Hattie Heaton (Mom of an Addict) said...

@Lou thanks for the link and kind comment. I have had a bee in my bonnet since the first day that I student taught under a teacher who instantly pointed to one little fidgety boy and said, "I failed your brother and I'll fail you too." Needless to say, I took him under my wing for the rest of the semester. Guess I'll just keep being the squeky wheel....

@Enchanted Oak, I think the point that is important to make is that our individualism should be appreciated and embraced. I think that learning to embrace several ways of learning while teaching students to embrace differences could help so many very bright but non traditional learners to succeed while promoting understanding in the traditional learner. I am sorry for your daughter's hardships. It is so difficult to watch our children suffer.

Notmyboy said...

I teach pre-k. I absolutely adore all my students, but I take a special liking to my quirky little ones...the ones who either just aren't all there or the ones who challenge me to use better strategies to teach them. I don't know why I'm drawn to these children, but I honestly feel a deep compassion for what they will have to deal with after they leave my school.

I often meet with parents of these children and tell them what I am observing from their children.
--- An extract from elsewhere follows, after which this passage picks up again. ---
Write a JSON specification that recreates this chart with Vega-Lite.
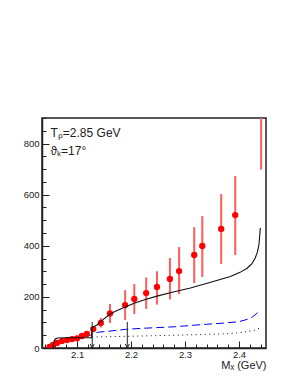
{
  "$schema": "https://vega.github.io/schema/vega-lite/v6.json",
  "width": 224,
  "height": 230,
  "autosize": "none",
  "padding": {"left": 42, "top": 118, "right": 34, "bottom": 34},
  "background": "white",
  "config": {
    "view": {"stroke": "#222", "strokeWidth": 1.5},
    "font": "Liberation Sans",
    "axis": {"grid": false, "domainColor": "#222", "domainWidth": 1.5, "tickColor": "#222", "labelColor": "#222", "labelFont": "Liberation Sans", "labelFontSize": 9.5, "titleFont": "Liberation Sans", "titleFontWeight": "normal", "titleColor": "#222"}
  },
  "datasets": {
    "pts": [
      {"x": 2.049, "y": 4, "lo": 0, "hi": 8},
      {"x": 2.0554, "y": 12, "lo": 5, "hi": 19},
      {"x": 2.0628, "y": 20, "lo": 13, "hi": 27},
      {"x": 2.0721, "y": 27, "lo": 20, "hi": 34},
      {"x": 2.0814, "y": 31, "lo": 24, "hi": 38},
      {"x": 2.0907, "y": 35, "lo": 27, "hi": 43},
      {"x": 2.100, "y": 38, "lo": 30, "hi": 46},
      {"x": 2.109, "y": 47, "lo": 38, "hi": 56},
      {"x": 2.118, "y": 55, "lo": 45, "hi": 65},
      {"x": 2.130, "y": 74, "lo": 62, "hi": 86},
      {"x": 2.144, "y": 98, "lo": 80, "hi": 118},
      {"x": 2.161, "y": 135, "lo": 98, "hi": 172},
      {"x": 2.189, "y": 168, "lo": 110, "hi": 226},
      {"x": 2.206, "y": 192, "lo": 133, "hi": 250},
      {"x": 2.228, "y": 215, "lo": 153, "hi": 276},
      {"x": 2.248, "y": 239, "lo": 170, "hi": 300},
      {"x": 2.272, "y": 270, "lo": 190, "hi": 352},
      {"x": 2.289, "y": 301, "lo": 211, "hi": 395},
      {"x": 2.317, "y": 364, "lo": 254, "hi": 473},
      {"x": 2.332, "y": 399, "lo": 278, "hi": 516},
      {"x": 2.367, "y": 466, "lo": 329, "hi": 602},
      {"x": 2.393, "y": 520, "lo": 364, "hi": 673},
      {"x": 2.441, "y": 960, "lo": 698, "hi": 1220}
    ],
    "total": [
      {"x": 2.0554, "y": 0}, {"x": 2.0565, "y": 18}, {"x": 2.058, "y": 30}, {"x": 2.060, "y": 36},
      {"x": 2.064, "y": 39}, {"x": 2.080, "y": 40}, {"x": 2.100, "y": 40}, {"x": 2.127, "y": 40},
      {"x": 2.1275, "y": 80}, {"x": 2.137, "y": 90}, {"x": 2.143, "y": 102}, {"x": 2.161, "y": 133},
      {"x": 2.175, "y": 148}, {"x": 2.189, "y": 160}, {"x": 2.207, "y": 176}, {"x": 2.228, "y": 191},
      {"x": 2.248, "y": 203}, {"x": 2.278, "y": 219}, {"x": 2.310, "y": 235}, {"x": 2.341, "y": 253},
      {"x": 2.365, "y": 268}, {"x": 2.384, "y": 280}, {"x": 2.402, "y": 296}, {"x": 2.415, "y": 312},
      {"x": 2.424, "y": 330}, {"x": 2.430, "y": 352}, {"x": 2.434, "y": 375}, {"x": 2.437, "y": 405},
      {"x": 2.4395, "y": 470}
    ],
    "blue": [
      {"x": 2.0554, "y": 0}, {"x": 2.060, "y": 15}, {"x": 2.065, "y": 25}, {"x": 2.075, "y": 32},
      {"x": 2.090, "y": 37}, {"x": 2.110, "y": 43}, {"x": 2.125, "y": 50}, {"x": 2.130, "y": 58},
      {"x": 2.140, "y": 62}, {"x": 2.160, "y": 66}, {"x": 2.190, "y": 73}, {"x": 2.220, "y": 77},
      {"x": 2.250, "y": 80}, {"x": 2.280, "y": 83}, {"x": 2.310, "y": 88}, {"x": 2.340, "y": 93},
      {"x": 2.370, "y": 97}, {"x": 2.400, "y": 103}, {"x": 2.415, "y": 112}, {"x": 2.425, "y": 122},
      {"x": 2.432, "y": 133}, {"x": 2.438, "y": 150}
    ],
    "dot": [
      {"x": 2.128, "y": 43}, {"x": 2.200, "y": 46}, {"x": 2.300, "y": 51}, {"x": 2.380, "y": 56},
      {"x": 2.410, "y": 62}, {"x": 2.430, "y": 70}, {"x": 2.438, "y": 78}
    ],
    "arrows": [
      {"x": 2.128, "top": 102, "bottom": 0},
      {"x": 2.193, "top": 102, "bottom": 0}
    ],
    "labels": [
      {"x": 2.0508, "y": 825, "text": "Tₚ=2.85 GeV"},
      {"x": 2.0508, "y": 755, "text": "ϑₖ=17°"}
    ]
  },
  "encoding": {
    "x": {"type": "quantitative", "scale": {"domain": [2.035, 2.45], "nice": false, "zero": false},
      "axis": {"title": "Mₓ (GeV)", "titleFontSize": 11, "titleAnchor": "end", "titlePadding": -2,
        "values": [2.04, 2.06, 2.08, 2.1, 2.12, 2.14, 2.16, 2.18, 2.2, 2.22, 2.24, 2.26, 2.28, 2.3, 2.32, 2.34, 2.36, 2.38, 2.4, 2.42, 2.44],
        "labelExpr": "abs(datum.value*10 - round(datum.value*10)) < 0.001 ? format(datum.value, '.1f') : ''",
        "labelOverlap": false, "labelPadding": 8,
        "tickSize": {"condition": {"test": "abs(datum.value*10 - round(datum.value*10)) < 0.001", "value": -7}, "value": -4}}},
    "y": {"type": "quantitative", "scale": {"domain": [0, 900], "nice": false},
      "axis": {"title": null,
        "values": [0, 50, 100, 150, 200, 250, 300, 350, 400, 450, 500, 550, 600, 650, 700, 750, 800, 850, 900],
        "labelExpr": "datum.value % 200 === 0 ? datum.label : ''",
        "labelOverlap": false, "labelPadding": 10,
        "tickSize": {"condition": {"test": "datum.value % 200 === 0", "value": -7}, "value": -4}}}
  },
  "layer": [
    {"data": {"name": "dot"}, "mark": {"type": "line", "color": "#111", "strokeWidth": 1, "strokeDash": [1, 3.5], "clip": true},
      "encoding": {"x": {"field": "x"}, "y": {"field": "y"}}},
    {"data": {"name": "blue"}, "mark": {"type": "line", "color": "#0000ee", "strokeWidth": 1, "strokeDash": [8, 4], "clip": true},
      "encoding": {"x": {"field": "x"}, "y": {"field": "y"}}},
    {"data": {"name": "pts"}, "mark": {"type": "rule", "color": "#ff5c5c", "strokeWidth": 2, "clip": true},
      "encoding": {"x": {"field": "x"}, "y": {"field": "lo"}, "y2": {"field": "hi"}}},
    {"data": {"name": "pts"}, "mark": {"type": "point", "shape": "circle", "filled": true, "color": "#ff0000", "opacity": 1, "size": 40, "clip": true},
      "encoding": {"x": {"field": "x"}, "y": {"field": "y"}}},
    {"data": {"name": "total"}, "mark": {"type": "line", "color": "#111", "strokeWidth": 1.1, "clip": true},
      "encoding": {"x": {"field": "x"}, "y": {"field": "y"}}},
    {"data": {"name": "arrows"}, "mark": {"type": "rule", "color": "#222", "strokeWidth": 1},
      "encoding": {"x": {"field": "x"}, "y": {"field": "top"}, "y2": {"field": "bottom"}}},
    {"data": {"name": "arrows"}, "mark": {"type": "point", "shape": "M-1,-2L0,0L1,-2", "filled": false, "color": "#222", "strokeWidth": 1, "size": 16, "opacity": 1},
      "encoding": {"x": {"field": "x"}, "y": {"field": "bottom"}}},
    {"data": {"name": "labels"}, "mark": {"type": "text", "align": "left", "baseline": "alphabetic", "font": "Liberation Sans", "fontSize": 12, "color": "#222"},
      "encoding": {"x": {"field": "x"}, "y": {"field": "y"}, "text": {"field": "text"}}}
  ]
}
I make sure to tell them these thing, not with the idea that I have any issues with them, but more as an advance warning to prepare themselves to advocate on their child's behalf as they make their way through the school system.

I wish all teachers could be more like me and my staff. I don't write this to be boastful, although it sounds boastful, but it really frustrates me to see labels slapped on kids the second they enter kindergarten, when often all they need is a teacher who takes the time to know and care for how they learn.

Ok, I'm fired up now. LOL

Hattie Heaton (Mom of an Addict) said...

@Notmyboy Good for you...and be proud of helping those who others discard, dismiss or place limits on. Having the desire to help those who need someone to be proud of them is a far greater call than the "prodigies" that so many teachers love to talk about. Thank you for the comments.